The study, which was published in the British Medical Journal yesterday, argues that even after using a cell phone for more than a decade, a person's chances of getting a brain tumor are about the same as they would be without cell phone use. The study, which is an update to previous research that found no link between mobile phone use and cancer, examined the instances of brain tumors among long-term cell phone users in Denmark.

"In this update of a large nationwide cohort study of mobile phone use, there were no increased risks of tumours of the central nervous system, providing little evidence for a causal association," the study's authors write in their conclusion.

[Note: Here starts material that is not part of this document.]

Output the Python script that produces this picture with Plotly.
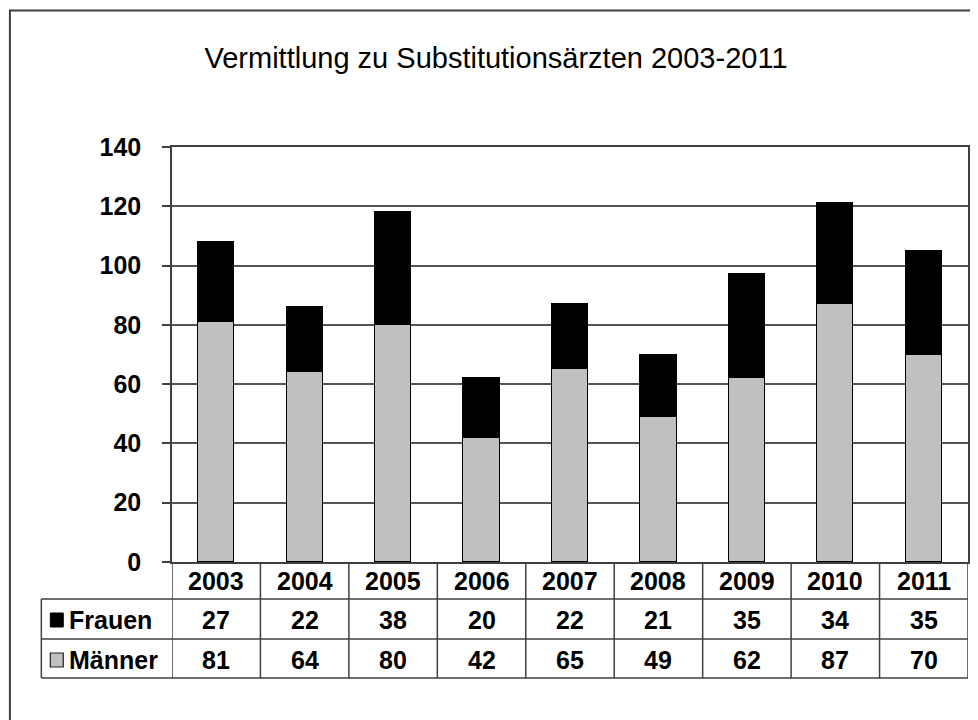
import plotly.graph_objects as go

# ---- data ----
years = ["2003", "2004", "2005", "2006", "2007", "2008", "2009", "2010", "2011"]
frauen = [27, 22, 38, 20, 22, 21, 35, 34, 35]
maenner = [81, 64, 80, 42, 65, 49, 62, 87, 70]
y_ticks = [0, 20, 40, 60, 80, 100, 120, 140]
series_names = ["Frauen", "Männer"]
title_text = "Vermittlung zu Substitutionsärzten 2003-2011"

# ---- layout helpers ----
# The page body has an 8px default margin, so the figure is drawn at (8, 8);
# all target positions below are in window pixels.
OFF = 8
WIN_W, WIN_H = 978, 720
W, H = WIN_W - OFF, WIN_H - OFF
L, R, T, B = 172, 970, 147, 562  # plot area in window pixels


def px(x):
    return (x - L) / (R - L)


def py(y):
    return (B - y) / (B - T)


FONT = "Arial, Liberation Sans, sans-serif"
LINE = "#404040"
GRAY = "#C0C0C0"

xs = list(range(len(years)))

fig = go.Figure()
fig.add_bar(x=xs, y=maenner, name=series_names[1], width=0.41,
            marker=dict(color=GRAY, line=dict(color="black", width=1.3)))
fig.add_bar(x=xs, y=frauen, name=series_names[0], width=0.41,
            marker=dict(color="black", line=dict(color="black", width=1.3)))

shapes = []
# outer chart border
shapes.append(dict(type="rect", xref="paper", yref="paper",
                   x0=px(9.5), x1=px(1200), y0=py(1000), y1=py(10.5),
                   line=dict(color=LINE, width=2), fillcolor="rgba(0,0,0,0)", layer="below"))
# table horizontal lines
for yy, x0 in [(599, 41), (639, 41), (678, 41)]:
    shapes.append(dict(type="line", xref="paper", yref="paper",
                       x0=px(x0), x1=1, y0=py(yy), y1=py(yy),
                       line=dict(color=LINE, width=1.5)))
# table left border (legend column)
shapes.append(dict(type="line", xref="paper", yref="paper",
                   x0=px(41), x1=px(41), y0=py(599), y1=py(678),
                   line=dict(color=LINE, width=1.5)))
# column separators
for i in range(len(years) + 1):
    shapes.append(dict(type="line", xref="x", yref="paper",
                       x0=i - 0.5, x1=i - 0.5, y0=py(562), y1=py(678),
                       line=dict(color=LINE, width=1.5)))
# legend keys
shapes.append(dict(type="rect", xref="paper", yref="paper",
                   x0=px(50), x1=px(63), y0=py(627), y1=py(613),
                   fillcolor="black", line=dict(color="black", width=1)))
shapes.append(dict(type="rect", xref="paper", yref="paper",
                   x0=px(50), x1=px(63), y0=py(667), y1=py(653),
                   fillcolor=GRAY, line=dict(color="#202020", width=1.2)))

annotations = []
tf = dict(family=FONT, size=25, color="black", weight="bold")
for i, yr in enumerate(years):
    annotations.append(dict(x=i, y=py(581), xref="x", yref="paper", text=yr,
                            showarrow=False, xanchor="center", yanchor="middle", font=tf))
    annotations.append(dict(x=i, y=py(620), xref="x", yref="paper", text=str(frauen[i]),
                            showarrow=False, xanchor="center", yanchor="middle", font=tf))
    annotations.append(dict(x=i, y=py(660), xref="x", yref="paper", text=str(maenner[i]),
                            showarrow=False, xanchor="center", yanchor="middle", font=tf))
annotations.append(dict(x=px(67), y=py(620), xref="paper", yref="paper", text=series_names[0],
                        showarrow=False, xanchor="left", yanchor="middle", font=tf))
annotations.append(dict(x=px(67), y=py(660), xref="paper", yref="paper", text=series_names[1],
                        showarrow=False, xanchor="left", yanchor="middle", font=tf))

fig.update_layout(
    width=W, height=H,
    margin=dict(l=L - OFF, r=WIN_W - R, t=T - OFF, b=WIN_H - B, pad=0),
    paper_bgcolor="white", plot_bgcolor="white",
    barmode="stack", showlegend=False, bargap=0,
    title=dict(text=title_text, x=(496 - OFF) / W, xref="container", xanchor="center",
               y=1 - (58 - OFF) / H, yref="container", yanchor="middle",
               font=dict(family=FONT, size=29, color="black")),
    xaxis=dict(range=[-0.5, len(years) - 0.5], showticklabels=False, ticks="",
               showgrid=False, zeroline=False, showline=True, linecolor=LINE,
               linewidth=1.5, mirror=True, fixedrange=True),
    yaxis=dict(range=[0, 140], tickvals=y_ticks, showgrid=True, gridcolor="#555555",
               gridwidth=1.5, zeroline=False, showline=True, linecolor=LINE,
               linewidth=1.5, mirror=True, ticks="outside", ticklen=8,
               tickcolor=LINE, tickwidth=1.5, ticklabelstandoff=16,
               tickfont=dict(family=FONT, size=25, color="black", weight="bold")),
    shapes=shapes, annotations=annotations,
)

fig.write_html("out.html")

That finding, however, prompted a quick and vigorous rebuttal. After the study was published, researchers from the U.K., U.S., Australia, and elsewhere around the world said that the Denmark study was "seriously flawed" and should not be considered a definitive source for information on the risk of contracting a brain tumor after prolonged mobile phone use.

"From the way it was set up originally, this deeply flawed study was designed to fail to find an increased risk of brain tumors tied with cellphone use," Devra Davis, a cancer epidemiologist and president of Environmental Health Trust, said in a statement. "In order for any study of a relatively rare disease like brain tumors to find a change in risk, millions must be followed for decades.

"By extending an earlier analysis on the same group of cellphone users this new report provides unsurprising, biased and misleading conclusions," Davis continued. "It uses no direct information on cell phone use, fails to consider recent and rapidly changing nature and exposure to microwave radiation from cellphones, cordless phones and other growing sources, and excludes those who would have been the heaviest users--namely more than 300,000 business people in the 1990s who are known to have used phones four times as much as those in this study."

It's that last element--leaving businesspeople out--that has caused the most outcry among researchers. But the study has also been criticized for not including cell phone data on users who might have only entered into mobile subscriptions since 1995.

"It ignores corporate subscribers (the heaviest users then) and the researchers have no data at all on cellphone use since 1995 so the extra 86 percent of the population who started to use a cellphone since 1996 were left in the 'non subscriber part of the population,'" Alasdair Philips, an expert in electromagnetic health at Powerwatch in the U.K., said in a statement.

The debate over whether mobile phones cause brain tumors has been hotly contested by those on both sides of the argument. In early July, a study from the International Commission for Non-Ionizing Radiation Protection Standing Committee on Epidemiology found that the "the accumulating evidence is increasingly against the hypothesis that mobile phone use can cause brain tumors in adults."

Less than two weeks later, a study was published in the American Journal of Epidemiology that concluded people who have used a cell phone for 11 to 15 years were just as likely to develop a brain tumor as those who have not.

But the World Health Organization said earlier this year that mobile phones can potentially cause cancer, and has listed handsets as a "carcinogenic hazard." Although the WHO stopped short of saying that there is definitely a link between cancer and mobile phones, several studies over the years have drawn that conclusion.

So, regardless of the study or the organization releasing them, at least for now, it appears there's no way to know for sure if cell phones do cause brain tumors. And with each new study, it's clear one side will inevitably try to debunk the other side's findings.